The district emphasized choice for families: students zoned to Pasco Middle would still have options to remain at a phased Lacoochee K–8, stay at Pasco Middle, or apply to Pasco's Cambridge program in high school. Staff said current fifth graders have already submitted course cards, so movement in year one would be limited by those choices.

Board members raised several operational concerns during the workshop. One asked whether an initial sixth-grade cohort of roughly 45 students could support electives, honors courses or algebra; staff pointed to small-cohort models elsewhere, including Sulphur Springs K–8 in Hillsborough County, and said the district plans to build an honors-focused program and have teachers teach multiple grade levels where appropriate. "We will duplicate that in a different program at Lacoochee," a district presenter said.
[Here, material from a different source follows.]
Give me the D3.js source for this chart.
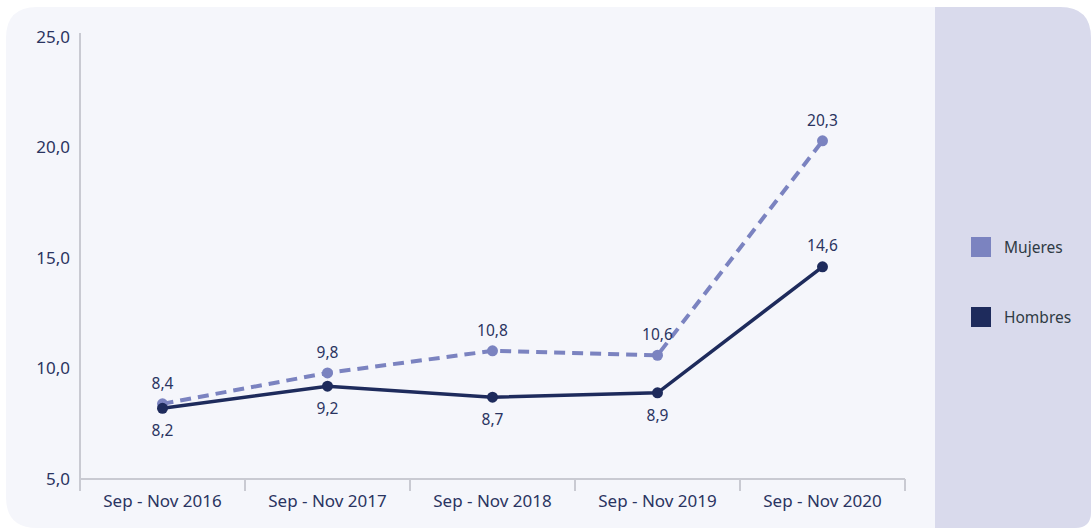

The district also said it will allocate funds to help teachers obtain any additional certifications required before the K–8 model launches.

Athletics and transportation were flagged as issues. Staff noted some K–8 campuses use intramural athletic models rather than traditional interscholastic teams and warned that transportation and dismissal timing could create barriers if Lacoochee students were to travel to Pasco Middle for after-school sports.

Officials said they have begun preliminary conversations with city staff about traffic and safety near the Pasco campus but have no formal plans for road closures; the district emphasized existing crossing-guard arrangements and discussed keeping students on one side of campus while staff move between buildings. Both cafeterias on the Pasco campus would remain in use under the proposed configuration, staff said.

Board members and community members reported largely positive early feedback; some parents of outgoing fifth graders expressed concern about losing a one-year middle-school transition at the present Pasco Middle. District leaders said the model is community-driven and will likely be adjusted after year one as the schools develop their identities.

Next steps: the district will present formal conversion proposals to the board for a vote on February 17. The workshop closed without a formal vote.